## SUPPLIED INFORMATION:
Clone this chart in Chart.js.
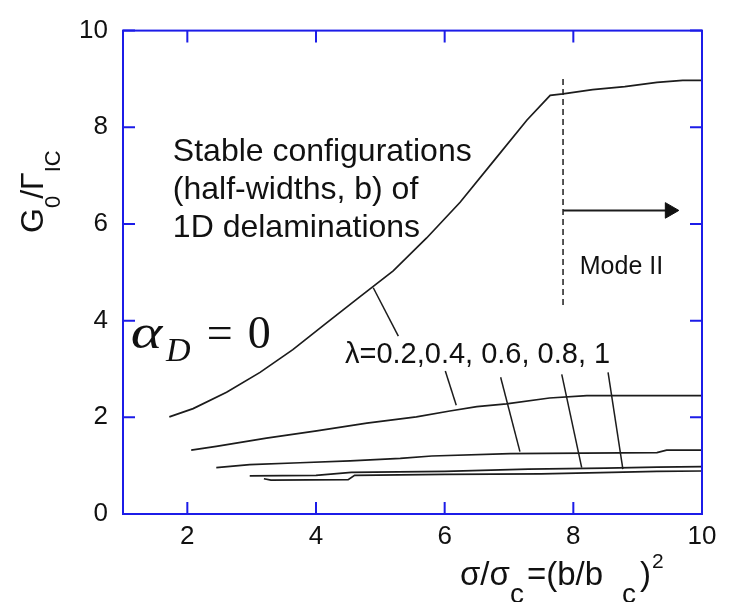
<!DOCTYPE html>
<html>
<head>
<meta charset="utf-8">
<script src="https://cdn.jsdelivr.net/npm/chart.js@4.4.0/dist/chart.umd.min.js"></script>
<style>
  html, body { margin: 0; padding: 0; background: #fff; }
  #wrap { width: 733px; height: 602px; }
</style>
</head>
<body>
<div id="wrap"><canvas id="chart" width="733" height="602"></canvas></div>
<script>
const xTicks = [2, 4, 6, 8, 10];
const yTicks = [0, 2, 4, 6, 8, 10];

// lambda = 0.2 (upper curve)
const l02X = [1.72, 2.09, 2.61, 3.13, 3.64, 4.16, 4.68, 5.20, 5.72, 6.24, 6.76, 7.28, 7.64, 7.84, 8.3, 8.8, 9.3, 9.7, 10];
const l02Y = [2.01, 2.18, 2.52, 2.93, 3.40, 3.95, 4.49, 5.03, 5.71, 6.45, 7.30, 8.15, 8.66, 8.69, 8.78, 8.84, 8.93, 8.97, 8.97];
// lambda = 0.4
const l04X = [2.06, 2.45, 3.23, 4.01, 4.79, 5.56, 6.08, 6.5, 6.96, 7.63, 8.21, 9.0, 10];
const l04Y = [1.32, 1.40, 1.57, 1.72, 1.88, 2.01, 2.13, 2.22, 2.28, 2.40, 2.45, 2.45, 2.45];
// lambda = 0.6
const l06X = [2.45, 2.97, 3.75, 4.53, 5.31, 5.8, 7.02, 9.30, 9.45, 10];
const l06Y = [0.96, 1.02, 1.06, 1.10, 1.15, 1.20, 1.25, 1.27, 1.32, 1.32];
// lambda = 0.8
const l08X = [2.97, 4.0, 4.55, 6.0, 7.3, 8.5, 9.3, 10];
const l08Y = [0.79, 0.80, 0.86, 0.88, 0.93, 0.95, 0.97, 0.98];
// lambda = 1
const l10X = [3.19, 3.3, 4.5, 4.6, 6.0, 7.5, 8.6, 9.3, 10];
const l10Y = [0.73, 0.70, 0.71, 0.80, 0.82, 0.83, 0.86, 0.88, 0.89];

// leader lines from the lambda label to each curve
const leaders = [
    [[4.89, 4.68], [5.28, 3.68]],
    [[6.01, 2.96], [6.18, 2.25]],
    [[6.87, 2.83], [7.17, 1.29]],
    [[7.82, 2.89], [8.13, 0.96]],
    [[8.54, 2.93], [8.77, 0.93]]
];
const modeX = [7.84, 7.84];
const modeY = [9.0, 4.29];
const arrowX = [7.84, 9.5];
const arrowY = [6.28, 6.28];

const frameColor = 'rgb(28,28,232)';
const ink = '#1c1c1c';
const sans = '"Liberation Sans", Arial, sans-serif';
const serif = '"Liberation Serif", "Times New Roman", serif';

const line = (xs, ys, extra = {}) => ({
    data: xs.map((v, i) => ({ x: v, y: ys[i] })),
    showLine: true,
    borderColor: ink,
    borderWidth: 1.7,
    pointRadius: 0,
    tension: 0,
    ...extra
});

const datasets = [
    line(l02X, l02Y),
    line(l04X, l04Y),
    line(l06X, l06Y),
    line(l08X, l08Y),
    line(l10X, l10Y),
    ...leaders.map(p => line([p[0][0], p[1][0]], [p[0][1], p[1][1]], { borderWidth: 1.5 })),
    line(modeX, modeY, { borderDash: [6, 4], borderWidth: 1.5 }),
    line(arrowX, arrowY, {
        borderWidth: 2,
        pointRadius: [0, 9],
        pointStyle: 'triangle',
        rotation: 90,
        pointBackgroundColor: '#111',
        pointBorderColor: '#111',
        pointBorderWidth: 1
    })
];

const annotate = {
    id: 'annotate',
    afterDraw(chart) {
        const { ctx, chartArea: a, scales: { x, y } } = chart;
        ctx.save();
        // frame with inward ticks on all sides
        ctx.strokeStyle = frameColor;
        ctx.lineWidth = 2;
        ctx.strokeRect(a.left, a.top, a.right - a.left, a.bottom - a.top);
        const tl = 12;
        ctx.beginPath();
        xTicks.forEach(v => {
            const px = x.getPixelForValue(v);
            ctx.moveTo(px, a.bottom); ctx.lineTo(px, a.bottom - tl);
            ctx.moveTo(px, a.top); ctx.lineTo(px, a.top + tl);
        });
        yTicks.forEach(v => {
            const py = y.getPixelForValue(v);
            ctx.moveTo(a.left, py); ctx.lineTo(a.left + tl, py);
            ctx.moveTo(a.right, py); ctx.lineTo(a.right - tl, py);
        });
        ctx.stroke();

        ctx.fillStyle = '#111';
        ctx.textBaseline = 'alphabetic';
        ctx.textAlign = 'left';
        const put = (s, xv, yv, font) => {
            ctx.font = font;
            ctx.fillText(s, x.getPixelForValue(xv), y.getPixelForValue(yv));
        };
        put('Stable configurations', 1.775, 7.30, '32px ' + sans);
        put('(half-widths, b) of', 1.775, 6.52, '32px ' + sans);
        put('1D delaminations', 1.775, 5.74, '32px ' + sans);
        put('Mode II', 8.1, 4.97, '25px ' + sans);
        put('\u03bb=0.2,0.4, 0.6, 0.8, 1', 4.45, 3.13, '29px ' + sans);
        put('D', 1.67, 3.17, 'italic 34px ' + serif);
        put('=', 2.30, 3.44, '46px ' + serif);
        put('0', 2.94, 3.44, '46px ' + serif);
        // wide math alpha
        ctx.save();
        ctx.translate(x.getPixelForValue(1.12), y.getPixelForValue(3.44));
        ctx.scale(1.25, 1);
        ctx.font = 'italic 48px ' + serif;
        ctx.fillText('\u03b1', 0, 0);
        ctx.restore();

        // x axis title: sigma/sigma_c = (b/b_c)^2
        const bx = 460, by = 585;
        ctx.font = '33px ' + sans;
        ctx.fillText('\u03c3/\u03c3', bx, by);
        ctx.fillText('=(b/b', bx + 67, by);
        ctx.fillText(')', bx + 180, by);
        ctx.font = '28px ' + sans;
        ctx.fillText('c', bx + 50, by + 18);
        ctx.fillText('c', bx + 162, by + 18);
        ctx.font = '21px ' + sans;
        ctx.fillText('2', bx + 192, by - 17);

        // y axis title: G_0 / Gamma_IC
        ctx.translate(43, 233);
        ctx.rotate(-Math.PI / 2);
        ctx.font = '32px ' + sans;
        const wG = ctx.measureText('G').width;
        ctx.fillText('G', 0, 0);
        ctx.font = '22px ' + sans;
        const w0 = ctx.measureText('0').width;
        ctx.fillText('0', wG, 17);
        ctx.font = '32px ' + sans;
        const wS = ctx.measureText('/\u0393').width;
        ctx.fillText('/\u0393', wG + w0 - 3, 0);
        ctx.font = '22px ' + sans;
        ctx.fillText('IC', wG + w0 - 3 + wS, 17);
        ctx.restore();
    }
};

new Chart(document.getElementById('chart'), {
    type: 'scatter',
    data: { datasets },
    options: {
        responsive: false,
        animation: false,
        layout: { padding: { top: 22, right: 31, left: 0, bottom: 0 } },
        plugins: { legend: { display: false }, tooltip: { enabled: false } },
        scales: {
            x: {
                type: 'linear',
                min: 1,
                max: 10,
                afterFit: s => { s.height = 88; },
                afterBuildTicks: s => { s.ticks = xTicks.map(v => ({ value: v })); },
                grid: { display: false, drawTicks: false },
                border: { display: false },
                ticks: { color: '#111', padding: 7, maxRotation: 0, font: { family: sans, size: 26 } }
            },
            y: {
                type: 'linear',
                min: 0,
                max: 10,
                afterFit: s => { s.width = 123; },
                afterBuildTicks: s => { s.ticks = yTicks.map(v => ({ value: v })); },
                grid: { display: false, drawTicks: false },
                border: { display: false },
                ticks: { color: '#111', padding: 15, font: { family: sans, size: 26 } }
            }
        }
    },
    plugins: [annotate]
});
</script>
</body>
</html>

## WHAT YOU HAVE TO DO:
Retype each line of the listing above word for word. Exclude the pictures.

## EXERCISE RESPONSE:
Clone this chart in Chart.js.
<!DOCTYPE html>
<html>
<head>
<meta charset="utf-8">
<script src="https://cdn.jsdelivr.net/npm/chart.js@4.4.0/dist/chart.umd.min.js"></script>
<style>
  html, body { margin: 0; padding: 0; background: #fff; }
  #wrap { width: 733px; height: 602px; }
</style>
</head>
<body>
<div id="wrap"><canvas id="chart" width="733" height="602"></canvas></div>
<script>
const xTicks = [2, 4, 6, 8, 10];
const yTicks = [0, 2, 4, 6, 8, 10];

// lambda = 0.2 (upper curve)
const l02X = [1.72, 2.09, 2.61, 3.13, 3.64, 4.16, 4.68, 5.20, 5.72, 6.24, 6.76, 7.28, 7.64, 7.84, 8.3, 8.8, 9.3, 9.7, 10];
const l02Y = [2.01, 2.18, 2.52, 2.93, 3.40, 3.95, 4.49, 5.03, 5.71, 6.45, 7.30, 8.15, 8.66, 8.69, 8.78, 8.84, 8.93, 8.97, 8.97];
// lambda = 0.4
const l04X = [2.06, 2.45, 3.23, 4.01, 4.79, 5.56, 6.08, 6.5, 6.96, 7.63, 8.21, 9.0, 10];
const l04Y = [1.32, 1.40, 1.57, 1.72, 1.88, 2.01, 2.13, 2.22, 2.28, 2.40, 2.45, 2.45, 2.45];
// lambda = 0.6
const l06X = [2.45, 2.97, 3.75, 4.53, 5.31, 5.8, 7.02, 9.30, 9.45, 10];
const l06Y = [0.96, 1.02, 1.06, 1.10, 1.15, 1.20, 1.25, 1.27, 1.32, 1.32];
// lambda = 0.8
const l08X = [2.97, 4.0, 4.55, 6.0, 7.3, 8.5, 9.3, 10];
const l08Y = [0.79, 0.80, 0.86, 0.88, 0.93, 0.95, 0.97, 0.98];
// lambda = 1
const l10X = [3.19, 3.3, 4.5, 4.6, 6.0, 7.5, 8.6, 9.3, 10];
const l10Y = [0.73, 0.70, 0.71, 0.80, 0.82, 0.83, 0.86, 0.88, 0.89];

// leader lines from the lambda label to each curve
const leaders = [
    [[4.89, 4.68], [5.28, 3.68]],
    [[6.01, 2.96], [6.18, 2.25]],
    [[6.87, 2.83], [7.17, 1.29]],
    [[7.82, 2.89], [8.13, 0.96]],
    [[8.54, 2.93], [8.77, 0.93]]
];
const modeX = [7.84, 7.84];
const modeY = [9.0, 4.29];
const arrowX = [7.84, 9.5];
const arrowY = [6.28, 6.28];

const frameColor = 'rgb(28,28,232)';
const ink = '#1c1c1c';
const sans = '"Liberation Sans", Arial, sans-serif';
const serif = '"Liberation Serif", "Times New Roman", serif';

const line = (xs, ys, extra = {}) => ({
    data: xs.map((v, i) => ({ x: v, y: ys[i] })),
    showLine: true,
    borderColor: ink,
    borderWidth: 1.7,
    pointRadius: 0,
    tension: 0,
    ...extra
});

const datasets = [
    line(l02X, l02Y),
    line(l04X, l04Y),
    line(l06X, l06Y),
    line(l08X, l08Y),
    line(l10X, l10Y),
    ...leaders.map(p => line([p[0][0], p[1][0]], [p[0][1], p[1][1]], { borderWidth: 1.5 })),
    line(modeX, modeY, { borderDash: [6, 4], borderWidth: 1.5 }),
    line(arrowX, arrowY, {
        borderWidth: 2,
        pointRadius: [0, 9],
        pointStyle: 'triangle',
        rotation: 90,
        pointBackgroundColor: '#111',
        pointBorderColor: '#111',
        pointBorderWidth: 1
    })
];

const annotate = {
    id: 'annotate',
    afterDraw(chart) {
        const { ctx, chartArea: a, scales: { x, y } } = chart;
        ctx.save();
        // frame with inward ticks on all sides
        ctx.strokeStyle = frameColor;
        ctx.lineWidth = 2;
        ctx.strokeRect(a.left, a.top, a.right - a.left, a.bottom - a.top);
        const tl = 12;
        ctx.beginPath();
        xTicks.forEach(v => {
            const px = x.getPixelForValue(v);
            ctx.moveTo(px, a.bottom); ctx.lineTo(px, a.bottom - tl);
            ctx.moveTo(px, a.top); ctx.lineTo(px, a.top + tl);
        });
        yTicks.forEach(v => {
            const py = y.getPixelForValue(v);
            ctx.moveTo(a.left, py); ctx.lineTo(a.left + tl, py);
            ctx.moveTo(a.right, py); ctx.lineTo(a.right - tl, py);
        });
        ctx.stroke();

        ctx.fillStyle = '#111';
        ctx.textBaseline = 'alphabetic';
        ctx.textAlign = 'left';
        const put = (s, xv, yv, font) => {
            ctx.font = font;
            ctx.fillText(s, x.getPixelForValue(xv), y.getPixelForValue(yv));
        };
        put('Stable configurations', 1.775, 7.30, '32px ' + sans);
        put('(half-widths, b) of', 1.775, 6.52, '32px ' + sans);
        put('1D delaminations', 1.775, 5.74, '32px ' + sans);
        put('Mode II', 8.1, 4.97, '25px ' + sans);
        put('\u03bb=0.2,0.4, 0.6, 0.8, 1', 4.45, 3.13, '29px ' + sans);
        put('D', 1.67, 3.17, 'italic 34px ' + serif);
        put('=', 2.30, 3.44, '46px ' + serif);
        put('0', 2.94, 3.44, '46px ' + serif);
        // wide math alpha
        ctx.save();
        ctx.translate(x.getPixelForValue(1.12), y.getPixelForValue(3.44));
        ctx.scale(1.25, 1);
        ctx.font = 'italic 48px ' + serif;
        ctx.fillText('\u03b1', 0, 0);
        ctx.restore();

        // x axis title: sigma/sigma_c = (b/b_c)^2
        const bx = 460, by = 585;
        ctx.font = '33px ' + sans;
        ctx.fillText('\u03c3/\u03c3', bx, by);
        ctx.fillText('=(b/b', bx + 67, by);
        ctx.fillText(')', bx + 180, by);
        ctx.font = '28px ' + sans;
        ctx.fillText('c', bx + 50, by + 18);
        ctx.fillText('c', bx + 162, by + 18);
        ctx.font = '21px ' + sans;
        ctx.fillText('2', bx + 192, by - 17);

        // y axis title: G_0 / Gamma_IC
        ctx.translate(43, 233);
        ctx.rotate(-Math.PI / 2);
        ctx.font = '32px ' + sans;
        const wG = ctx.measureText('G').width;
        ctx.fillText('G', 0, 0);
        ctx.font = '22px ' + sans;
        const w0 = ctx.measureText('0').width;
        ctx.fillText('0', wG, 17);
        ctx.font = '32px ' + sans;
        const wS = ctx.measureText('/\u0393').width;
        ctx.fillText('/\u0393', wG + w0 - 3, 0);
        ctx.font = '22px ' + sans;
        ctx.fillText('IC', wG + w0 - 3 + wS, 17);
        ctx.restore();
    }
};

new Chart(document.getElementById('chart'), {
    type: 'scatter',
    data: { datasets },
    options: {
        responsive: false,
        animation: false,
        layout: { padding: { top: 22, right: 31, left: 0, bottom: 0 } },
        plugins: { legend: { display: false }, tooltip: { enabled: false } },
        scales: {
            x: {
                type: 'linear',
                min: 1,
                max: 10,
                afterFit: s => { s.height = 88; },
                afterBuildTicks: s => { s.ticks = xTicks.map(v => ({ value: v })); },
                grid: { display: false, drawTicks: false },
                border: { display: false },
                ticks: { color: '#111', padding: 7, maxRotation: 0, font: { family: sans, size: 26 } }
            },
            y: {
                type: 'linear',
                min: 0,
                max: 10,
                afterFit: s => { s.width = 123; },
                afterBuildTicks: s => { s.ticks = yTicks.map(v => ({ value: v })); },
                grid: { display: false, drawTicks: false },
                border: { display: false },
                ticks: { color: '#111', padding: 15, font: { family: sans, size: 26 } }
            }
        }
    },
    plugins: [annotate]
});
</script>
</body>
</html>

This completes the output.